Without the pictures, set down every line of the data exactly.

..............................

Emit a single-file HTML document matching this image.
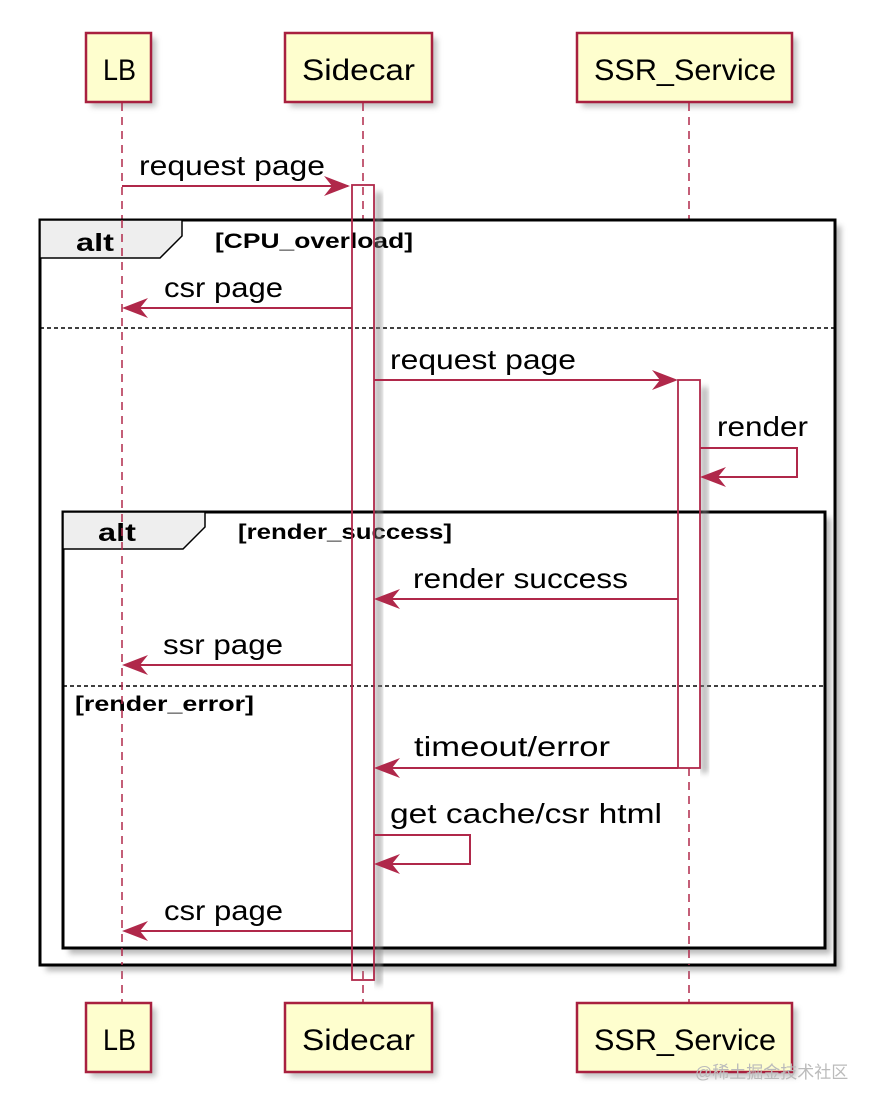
<!DOCTYPE html>
<html><head><meta charset="utf-8"><style>
html,body{margin:0;padding:0;background:#fff;}
svg{display:block;}
text{font-family:"Liberation Sans","Noto Sans CJK SC",sans-serif;}
</style></head><body>
<svg width="880" height="1110" viewBox="0 0 880 1110" xmlns="http://www.w3.org/2000/svg">
<defs>
<filter id="sh" x="-10%" y="-10%" width="130%" height="130%"><feGaussianBlur stdDeviation="3"/></filter>
</defs>
<g fill="#999" filter="url(#sh)" opacity="0.6">
<rect x="91" y="38" width="65" height="69"/><rect x="290" y="38" width="147" height="69"/><rect x="582" y="38" width="215" height="69"/>
<rect x="91" y="1008" width="65" height="69"/><rect x="290" y="1008" width="147" height="69"/><rect x="582" y="1008" width="215" height="69"/>
</g>
<g stroke="#b0284a" stroke-width="1.5" stroke-dasharray="8,6">
<line x1="122" y1="103" x2="122" y2="1002"/>
<line x1="363" y1="103" x2="363" y2="1002"/>
<line x1="689" y1="103" x2="689" y2="1002"/>
</g>
<g fill="#fefece" stroke="#a8203f" stroke-width="2.5">
<rect x="86" y="33" width="65" height="69"/><rect x="285" y="33" width="147" height="69"/><rect x="577" y="33" width="215" height="69"/>
<rect x="86" y="1003" width="65" height="69"/><rect x="285" y="1003" width="147" height="69"/><rect x="577" y="1003" width="215" height="69"/>
</g>
<g font-size="30" fill="#000" lengthAdjust="spacingAndGlyphs">
<text x="103" y="80" textLength="33" lengthAdjust="spacingAndGlyphs">LB</text>
<text x="302" y="80" textLength="113" lengthAdjust="spacingAndGlyphs">Sidecar</text>
<text x="594" y="80" textLength="182" lengthAdjust="spacingAndGlyphs">SSR_Service</text>
<text x="103" y="1050" textLength="33" lengthAdjust="spacingAndGlyphs">LB</text>
<text x="302" y="1050" textLength="113" lengthAdjust="spacingAndGlyphs">Sidecar</text>
<text x="594" y="1050" textLength="182" lengthAdjust="spacingAndGlyphs">SSR_Service</text>
</g>
<rect x="46" y="226" width="795" height="745" fill="#888" filter="url(#sh)" opacity="0.6"/>
<rect x="40" y="220" width="795" height="745" fill="#fff" stroke="#000" stroke-width="3"/>
<path d="M40 220 H182 V236 L160 258 H40 Z" fill="#eee" stroke="#000" stroke-width="1.5"/>
<text x="76" y="251" font-size="25" font-weight="bold" textLength="38" lengthAdjust="spacingAndGlyphs">alt</text>
<text x="215" y="248" font-size="21" font-weight="bold" textLength="198" lengthAdjust="spacingAndGlyphs">[CPU_overload]</text>
<line x1="40" y1="328" x2="835" y2="328" stroke="#000" stroke-width="1.5" stroke-dasharray="4,3"/>
<rect x="69" y="518" width="762" height="436" fill="#888" filter="url(#sh)" opacity="0.6"/>
<rect x="63" y="512" width="762" height="436" fill="#fff" stroke="#000" stroke-width="3"/>
<path d="M63 512 H205 V527 L183 549 H63 Z" fill="#eee" stroke="#000" stroke-width="1.5"/>
<text x="98" y="541" font-size="25" font-weight="bold" textLength="38" lengthAdjust="spacingAndGlyphs">alt</text>
<text x="238" y="539" font-size="21" font-weight="bold" textLength="214" lengthAdjust="spacingAndGlyphs">[render_success]</text>
<line x1="63" y1="686" x2="825" y2="686" stroke="#000" stroke-width="1.5" stroke-dasharray="4,3"/>
<text x="75" y="711" font-size="21" font-weight="bold" textLength="179" lengthAdjust="spacingAndGlyphs">[render_error]</text>
<g stroke="#b0284a" stroke-width="1.5" stroke-dasharray="8,6">
<line x1="122" y1="220" x2="122" y2="965"/>
<line x1="689" y1="768" x2="689" y2="965"/>
</g>
<!-- activation shadows (right stripe) -->
<rect x="375" y="192" width="7" height="793" fill="#888" filter="url(#sh)" opacity="0.6"/>
<rect x="701" y="387" width="7" height="386" fill="#888" filter="url(#sh)" opacity="0.6"/>
<rect x="352" y="185" width="22" height="795" fill="none" stroke="#b0284a" stroke-width="1.8"/>
<rect x="678" y="380" width="22" height="388" fill="none" stroke="#b0284a" stroke-width="1.8"/>
<g stroke="#b0284a" stroke-width="2" fill="none">
<line x1="122" y1="186" x2="348" y2="186"/>
<line x1="352" y1="308" x2="126" y2="308"/>
<line x1="374" y1="380" x2="674" y2="380"/>
<polyline points="700,448 797,448 797,477 704,477"/>
<line x1="678" y1="599" x2="378" y2="599"/>
<line x1="352" y1="665" x2="126" y2="665"/>
<line x1="678" y1="768" x2="378" y2="768"/>
<polyline points="374,835 470,835 470,864 378,864"/>
<line x1="352" y1="931" x2="126" y2="931"/>
</g>
<g fill="#b0284a">
<path d="M350 186 L324 176 L332 186 L324 196 Z"/>
<path d="M122 308 L148 298 L140 308 L148 318 Z"/>
<path d="M678 380 L652 370 L660 380 L652 390 Z"/>
<path d="M700 477 L726 467 L718 477 L726 487 Z"/>
<path d="M374 599 L400 589 L392 599 L400 609 Z"/>
<path d="M122 665 L148 655 L140 665 L148 675 Z"/>
<path d="M374 768 L400 758 L392 768 L400 778 Z"/>
<path d="M374 864 L400 854 L392 864 L400 874 Z"/>
<path d="M122 931 L148 921 L140 931 L148 941 Z"/>
</g>
<g font-size="28" fill="#000">
<text x="139" y="175" textLength="186" lengthAdjust="spacingAndGlyphs">request page</text>
<text x="164" y="297" textLength="119" lengthAdjust="spacingAndGlyphs">csr page</text>
<text x="390" y="369" textLength="186" lengthAdjust="spacingAndGlyphs">request page</text>
<text x="717" y="436" textLength="91" lengthAdjust="spacingAndGlyphs">render</text>
<text x="413" y="588" textLength="215" lengthAdjust="spacingAndGlyphs">render success</text>
<text x="163" y="654" textLength="120" lengthAdjust="spacingAndGlyphs">ssr page</text>
<text x="414" y="756" textLength="196" lengthAdjust="spacingAndGlyphs">timeout/error</text>
<text x="390" y="823" textLength="272" lengthAdjust="spacingAndGlyphs">get cache/csr html</text>
<text x="164" y="920" textLength="119" lengthAdjust="spacingAndGlyphs">csr page</text>
</g>
<text x="695" y="1078" font-size="17" fill="#bbb">@稀土掘金技术社区</text>
</svg>
</body></html>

..............................

- [The response]
Emit a single-file HTML document matching this image.
<!DOCTYPE html>
<html><head><meta charset="utf-8"><style>
html,body{margin:0;padding:0;background:#fff;}
svg{display:block;}
text{font-family:"Liberation Sans","Noto Sans CJK SC",sans-serif;}
</style></head><body>
<svg width="880" height="1110" viewBox="0 0 880 1110" xmlns="http://www.w3.org/2000/svg">
<defs>
<filter id="sh" x="-10%" y="-10%" width="130%" height="130%"><feGaussianBlur stdDeviation="3"/></filter>
</defs>
<g fill="#999" filter="url(#sh)" opacity="0.6">
<rect x="91" y="38" width="65" height="69"/><rect x="290" y="38" width="147" height="69"/><rect x="582" y="38" width="215" height="69"/>
<rect x="91" y="1008" width="65" height="69"/><rect x="290" y="1008" width="147" height="69"/><rect x="582" y="1008" width="215" height="69"/>
</g>
<g stroke="#b0284a" stroke-width="1.5" stroke-dasharray="8,6">
<line x1="122" y1="103" x2="122" y2="1002"/>
<line x1="363" y1="103" x2="363" y2="1002"/>
<line x1="689" y1="103" x2="689" y2="1002"/>
</g>
<g fill="#fefece" stroke="#a8203f" stroke-width="2.5">
<rect x="86" y="33" width="65" height="69"/><rect x="285" y="33" width="147" height="69"/><rect x="577" y="33" width="215" height="69"/>
<rect x="86" y="1003" width="65" height="69"/><rect x="285" y="1003" width="147" height="69"/><rect x="577" y="1003" width="215" height="69"/>
</g>
<g font-size="30" fill="#000" lengthAdjust="spacingAndGlyphs">
<text x="103" y="80" textLength="33" lengthAdjust="spacingAndGlyphs">LB</text>
<text x="302" y="80" textLength="113" lengthAdjust="spacingAndGlyphs">Sidecar</text>
<text x="594" y="80" textLength="182" lengthAdjust="spacingAndGlyphs">SSR_Service</text>
<text x="103" y="1050" textLength="33" lengthAdjust="spacingAndGlyphs">LB</text>
<text x="302" y="1050" textLength="113" lengthAdjust="spacingAndGlyphs">Sidecar</text>
<text x="594" y="1050" textLength="182" lengthAdjust="spacingAndGlyphs">SSR_Service</text>
</g>
<rect x="46" y="226" width="795" height="745" fill="#888" filter="url(#sh)" opacity="0.6"/>
<rect x="40" y="220" width="795" height="745" fill="#fff" stroke="#000" stroke-width="3"/>
<path d="M40 220 H182 V236 L160 258 H40 Z" fill="#eee" stroke="#000" stroke-width="1.5"/>
<text x="76" y="251" font-size="25" font-weight="bold" textLength="38" lengthAdjust="spacingAndGlyphs">alt</text>
<text x="215" y="248" font-size="21" font-weight="bold" textLength="198" lengthAdjust="spacingAndGlyphs">[CPU_overload]</text>
<line x1="40" y1="328" x2="835" y2="328" stroke="#000" stroke-width="1.5" stroke-dasharray="4,3"/>
<rect x="69" y="518" width="762" height="436" fill="#888" filter="url(#sh)" opacity="0.6"/>
<rect x="63" y="512" width="762" height="436" fill="#fff" stroke="#000" stroke-width="3"/>
<path d="M63 512 H205 V527 L183 549 H63 Z" fill="#eee" stroke="#000" stroke-width="1.5"/>
<text x="98" y="541" font-size="25" font-weight="bold" textLength="38" lengthAdjust="spacingAndGlyphs">alt</text>
<text x="238" y="539" font-size="21" font-weight="bold" textLength="214" lengthAdjust="spacingAndGlyphs">[render_success]</text>
<line x1="63" y1="686" x2="825" y2="686" stroke="#000" stroke-width="1.5" stroke-dasharray="4,3"/>
<text x="75" y="711" font-size="21" font-weight="bold" textLength="179" lengthAdjust="spacingAndGlyphs">[render_error]</text>
<g stroke="#b0284a" stroke-width="1.5" stroke-dasharray="8,6">
<line x1="122" y1="220" x2="122" y2="965"/>
<line x1="689" y1="768" x2="689" y2="965"/>
</g>
<!-- activation shadows (right stripe) -->
<rect x="375" y="192" width="7" height="793" fill="#888" filter="url(#sh)" opacity="0.6"/>
<rect x="701" y="387" width="7" height="386" fill="#888" filter="url(#sh)" opacity="0.6"/>
<rect x="352" y="185" width="22" height="795" fill="none" stroke="#b0284a" stroke-width="1.8"/>
<rect x="678" y="380" width="22" height="388" fill="none" stroke="#b0284a" stroke-width="1.8"/>
<g stroke="#b0284a" stroke-width="2" fill="none">
<line x1="122" y1="186" x2="348" y2="186"/>
<line x1="352" y1="308" x2="126" y2="308"/>
<line x1="374" y1="380" x2="674" y2="380"/>
<polyline points="700,448 797,448 797,477 704,477"/>
<line x1="678" y1="599" x2="378" y2="599"/>
<line x1="352" y1="665" x2="126" y2="665"/>
<line x1="678" y1="768" x2="378" y2="768"/>
<polyline points="374,835 470,835 470,864 378,864"/>
<line x1="352" y1="931" x2="126" y2="931"/>
</g>
<g fill="#b0284a">
<path d="M350 186 L324 176 L332 186 L324 196 Z"/>
<path d="M122 308 L148 298 L140 308 L148 318 Z"/>
<path d="M678 380 L652 370 L660 380 L652 390 Z"/>
<path d="M700 477 L726 467 L718 477 L726 487 Z"/>
<path d="M374 599 L400 589 L392 599 L400 609 Z"/>
<path d="M122 665 L148 655 L140 665 L148 675 Z"/>
<path d="M374 768 L400 758 L392 768 L400 778 Z"/>
<path d="M374 864 L400 854 L392 864 L400 874 Z"/>
<path d="M122 931 L148 921 L140 931 L148 941 Z"/>
</g>
<g font-size="28" fill="#000">
<text x="139" y="175" textLength="186" lengthAdjust="spacingAndGlyphs">request page</text>
<text x="164" y="297" textLength="119" lengthAdjust="spacingAndGlyphs">csr page</text>
<text x="390" y="369" textLength="186" lengthAdjust="spacingAndGlyphs">request page</text>
<text x="717" y="436" textLength="91" lengthAdjust="spacingAndGlyphs">render</text>
<text x="413" y="588" textLength="215" lengthAdjust="spacingAndGlyphs">render success</text>
<text x="163" y="654" textLength="120" lengthAdjust="spacingAndGlyphs">ssr page</text>
<text x="414" y="756" textLength="196" lengthAdjust="spacingAndGlyphs">timeout/error</text>
<text x="390" y="823" textLength="272" lengthAdjust="spacingAndGlyphs">get cache/csr html</text>
<text x="164" y="920" textLength="119" lengthAdjust="spacingAndGlyphs">csr page</text>
</g>
<text x="695" y="1078" font-size="17" fill="#bbb">@稀土掘金技术社区</text>
</svg>
</body></html>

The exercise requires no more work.